## PROVIDED DATA

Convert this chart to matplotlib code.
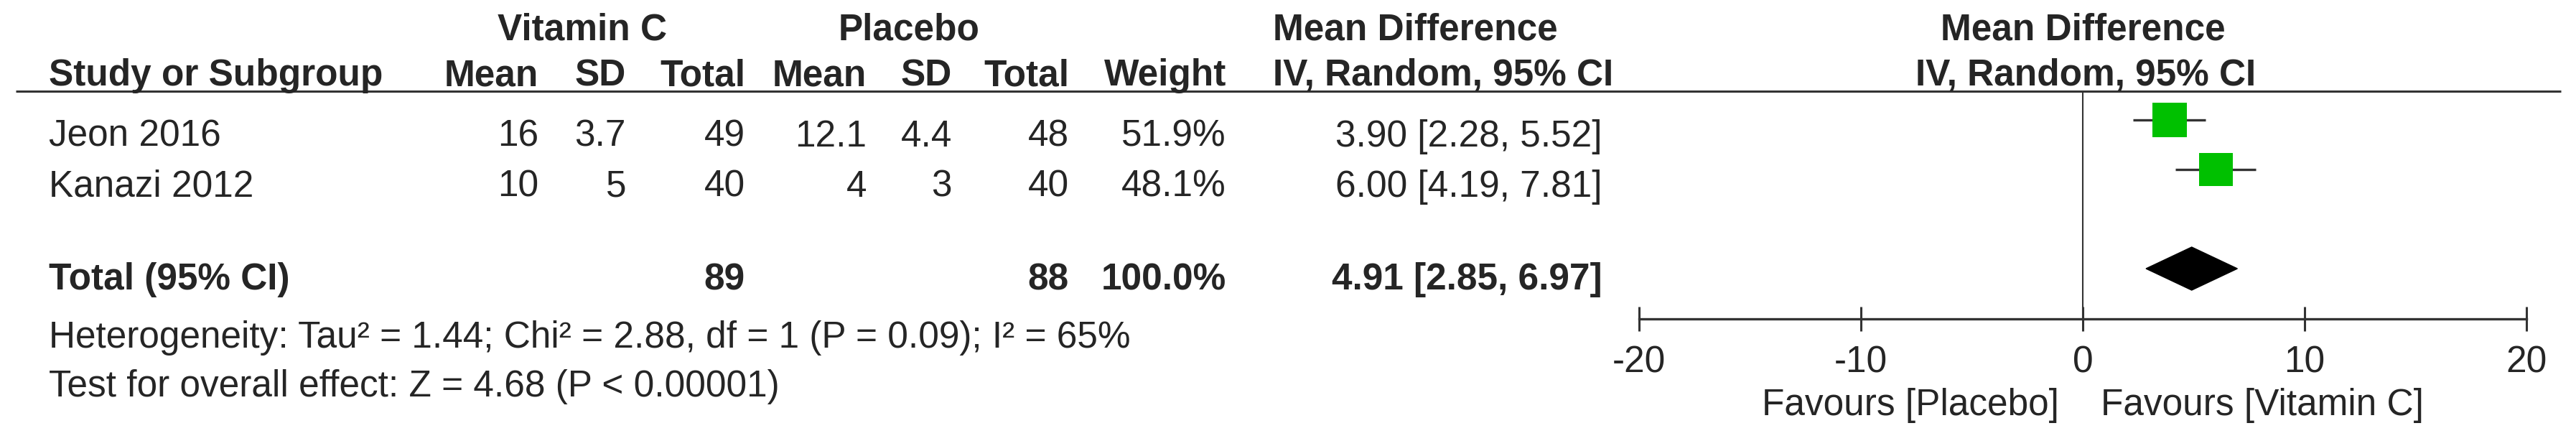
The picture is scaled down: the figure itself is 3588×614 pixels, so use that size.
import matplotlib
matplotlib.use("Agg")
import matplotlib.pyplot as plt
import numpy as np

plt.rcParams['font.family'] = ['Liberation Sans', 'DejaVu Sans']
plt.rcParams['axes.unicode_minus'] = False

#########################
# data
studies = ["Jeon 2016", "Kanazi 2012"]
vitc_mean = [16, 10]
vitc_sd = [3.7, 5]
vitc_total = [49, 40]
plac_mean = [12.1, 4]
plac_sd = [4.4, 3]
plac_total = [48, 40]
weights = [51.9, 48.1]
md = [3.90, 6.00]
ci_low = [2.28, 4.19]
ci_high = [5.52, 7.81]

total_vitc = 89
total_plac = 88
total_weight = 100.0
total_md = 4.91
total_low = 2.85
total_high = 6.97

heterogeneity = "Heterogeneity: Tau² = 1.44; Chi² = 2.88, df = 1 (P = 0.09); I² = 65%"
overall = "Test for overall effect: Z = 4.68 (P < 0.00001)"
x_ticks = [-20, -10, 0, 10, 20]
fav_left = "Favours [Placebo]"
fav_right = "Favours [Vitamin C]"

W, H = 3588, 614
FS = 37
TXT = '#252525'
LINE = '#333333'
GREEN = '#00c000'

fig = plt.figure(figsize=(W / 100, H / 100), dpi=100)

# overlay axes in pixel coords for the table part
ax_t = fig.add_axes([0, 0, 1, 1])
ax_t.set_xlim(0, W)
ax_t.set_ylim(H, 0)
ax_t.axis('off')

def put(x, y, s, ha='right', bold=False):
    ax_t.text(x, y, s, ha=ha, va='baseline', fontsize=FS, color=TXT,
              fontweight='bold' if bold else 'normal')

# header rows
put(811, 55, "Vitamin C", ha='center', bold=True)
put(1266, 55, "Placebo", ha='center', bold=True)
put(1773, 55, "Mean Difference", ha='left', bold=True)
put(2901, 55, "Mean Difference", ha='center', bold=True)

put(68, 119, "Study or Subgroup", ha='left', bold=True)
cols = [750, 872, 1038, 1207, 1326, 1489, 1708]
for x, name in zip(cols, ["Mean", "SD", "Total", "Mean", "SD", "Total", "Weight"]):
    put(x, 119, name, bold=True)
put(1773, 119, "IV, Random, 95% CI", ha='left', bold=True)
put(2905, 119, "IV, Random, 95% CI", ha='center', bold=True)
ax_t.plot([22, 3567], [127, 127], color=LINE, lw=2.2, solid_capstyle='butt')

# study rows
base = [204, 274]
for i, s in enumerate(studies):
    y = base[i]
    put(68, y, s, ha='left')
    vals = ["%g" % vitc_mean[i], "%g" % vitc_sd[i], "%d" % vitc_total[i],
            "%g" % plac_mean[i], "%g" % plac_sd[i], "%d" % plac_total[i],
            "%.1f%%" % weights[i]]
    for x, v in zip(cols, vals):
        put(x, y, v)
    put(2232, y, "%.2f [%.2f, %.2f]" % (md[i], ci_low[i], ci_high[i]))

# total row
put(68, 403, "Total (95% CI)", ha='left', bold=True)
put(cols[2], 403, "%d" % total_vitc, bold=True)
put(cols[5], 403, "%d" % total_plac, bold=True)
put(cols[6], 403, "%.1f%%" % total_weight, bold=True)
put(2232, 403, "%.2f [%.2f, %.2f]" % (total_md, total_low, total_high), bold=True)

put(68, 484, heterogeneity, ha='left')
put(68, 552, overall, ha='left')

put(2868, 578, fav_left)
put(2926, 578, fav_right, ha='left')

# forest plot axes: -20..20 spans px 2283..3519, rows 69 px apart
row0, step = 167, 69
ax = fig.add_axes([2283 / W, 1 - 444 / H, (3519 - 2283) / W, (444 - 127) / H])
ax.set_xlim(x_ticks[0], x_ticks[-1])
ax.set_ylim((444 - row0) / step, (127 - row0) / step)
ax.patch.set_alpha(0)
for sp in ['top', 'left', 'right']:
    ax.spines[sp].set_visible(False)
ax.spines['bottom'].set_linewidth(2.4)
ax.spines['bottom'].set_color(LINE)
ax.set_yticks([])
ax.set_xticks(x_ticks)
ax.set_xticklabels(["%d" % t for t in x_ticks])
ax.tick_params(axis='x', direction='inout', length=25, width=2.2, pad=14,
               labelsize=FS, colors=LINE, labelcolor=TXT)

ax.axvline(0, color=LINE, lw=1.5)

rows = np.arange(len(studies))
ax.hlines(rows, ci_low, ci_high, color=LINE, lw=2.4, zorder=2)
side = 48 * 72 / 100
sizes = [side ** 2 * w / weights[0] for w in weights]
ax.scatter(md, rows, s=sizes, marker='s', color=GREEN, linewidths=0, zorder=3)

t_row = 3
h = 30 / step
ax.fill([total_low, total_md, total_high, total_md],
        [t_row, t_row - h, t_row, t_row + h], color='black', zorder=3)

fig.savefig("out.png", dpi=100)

## DIRECTIONS
Reproduce the data word for word, excluding its pictures.

## RESPONSE BELOW
Convert this chart to matplotlib code.
The picture is scaled down: the figure itself is 3588×614 pixels, so use that size.
import matplotlib
matplotlib.use("Agg")
import matplotlib.pyplot as plt
import numpy as np

plt.rcParams['font.family'] = ['Liberation Sans', 'DejaVu Sans']
plt.rcParams['axes.unicode_minus'] = False

#########################
# data
studies = ["Jeon 2016", "Kanazi 2012"]
vitc_mean = [16, 10]
vitc_sd = [3.7, 5]
vitc_total = [49, 40]
plac_mean = [12.1, 4]
plac_sd = [4.4, 3]
plac_total = [48, 40]
weights = [51.9, 48.1]
md = [3.90, 6.00]
ci_low = [2.28, 4.19]
ci_high = [5.52, 7.81]

total_vitc = 89
total_plac = 88
total_weight = 100.0
total_md = 4.91
total_low = 2.85
total_high = 6.97

heterogeneity = "Heterogeneity: Tau² = 1.44; Chi² = 2.88, df = 1 (P = 0.09); I² = 65%"
overall = "Test for overall effect: Z = 4.68 (P < 0.00001)"
x_ticks = [-20, -10, 0, 10, 20]
fav_left = "Favours [Placebo]"
fav_right = "Favours [Vitamin C]"

W, H = 3588, 614
FS = 37
TXT = '#252525'
LINE = '#333333'
GREEN = '#00c000'

fig = plt.figure(figsize=(W / 100, H / 100), dpi=100)

# overlay axes in pixel coords for the table part
ax_t = fig.add_axes([0, 0, 1, 1])
ax_t.set_xlim(0, W)
ax_t.set_ylim(H, 0)
ax_t.axis('off')

def put(x, y, s, ha='right', bold=False):
    ax_t.text(x, y, s, ha=ha, va='baseline', fontsize=FS, color=TXT,
              fontweight='bold' if bold else 'normal')

# header rows
put(811, 55, "Vitamin C", ha='center', bold=True)
put(1266, 55, "Placebo", ha='center', bold=True)
put(1773, 55, "Mean Difference", ha='left', bold=True)
put(2901, 55, "Mean Difference", ha='center', bold=True)

put(68, 119, "Study or Subgroup", ha='left', bold=True)
cols = [750, 872, 1038, 1207, 1326, 1489, 1708]
for x, name in zip(cols, ["Mean", "SD", "Total", "Mean", "SD", "Total", "Weight"]):
    put(x, 119, name, bold=True)
put(1773, 119, "IV, Random, 95% CI", ha='left', bold=True)
put(2905, 119, "IV, Random, 95% CI", ha='center', bold=True)
ax_t.plot([22, 3567], [127, 127], color=LINE, lw=2.2, solid_capstyle='butt')

# study rows
base = [204, 274]
for i, s in enumerate(studies):
    y = base[i]
    put(68, y, s, ha='left')
    vals = ["%g" % vitc_mean[i], "%g" % vitc_sd[i], "%d" % vitc_total[i],
            "%g" % plac_mean[i], "%g" % plac_sd[i], "%d" % plac_total[i],
            "%.1f%%" % weights[i]]
    for x, v in zip(cols, vals):
        put(x, y, v)
    put(2232, y, "%.2f [%.2f, %.2f]" % (md[i], ci_low[i], ci_high[i]))

# total row
put(68, 403, "Total (95% CI)", ha='left', bold=True)
put(cols[2], 403, "%d" % total_vitc, bold=True)
put(cols[5], 403, "%d" % total_plac, bold=True)
put(cols[6], 403, "%.1f%%" % total_weight, bold=True)
put(2232, 403, "%.2f [%.2f, %.2f]" % (total_md, total_low, total_high), bold=True)

put(68, 484, heterogeneity, ha='left')
put(68, 552, overall, ha='left')

put(2868, 578, fav_left)
put(2926, 578, fav_right, ha='left')

# forest plot axes: -20..20 spans px 2283..3519, rows 69 px apart
row0, step = 167, 69
ax = fig.add_axes([2283 / W, 1 - 444 / H, (3519 - 2283) / W, (444 - 127) / H])
ax.set_xlim(x_ticks[0], x_ticks[-1])
ax.set_ylim((444 - row0) / step, (127 - row0) / step)
ax.patch.set_alpha(0)
for sp in ['top', 'left', 'right']:
    ax.spines[sp].set_visible(False)
ax.spines['bottom'].set_linewidth(2.4)
ax.spines['bottom'].set_color(LINE)
ax.set_yticks([])
ax.set_xticks(x_ticks)
ax.set_xticklabels(["%d" % t for t in x_ticks])
ax.tick_params(axis='x', direction='inout', length=25, width=2.2, pad=14,
               labelsize=FS, colors=LINE, labelcolor=TXT)

ax.axvline(0, color=LINE, lw=1.5)

rows = np.arange(len(studies))
ax.hlines(rows, ci_low, ci_high, color=LINE, lw=2.4, zorder=2)
side = 48 * 72 / 100
sizes = [side ** 2 * w / weights[0] for w in weights]
ax.scatter(md, rows, s=sizes, marker='s', color=GREEN, linewidths=0, zorder=3)

t_row = 3
h = 30 / step
ax.fill([total_low, total_md, total_high, total_md],
        [t_row, t_row - h, t_row, t_row + h], color='black', zorder=3)

fig.savefig("out.png", dpi=100)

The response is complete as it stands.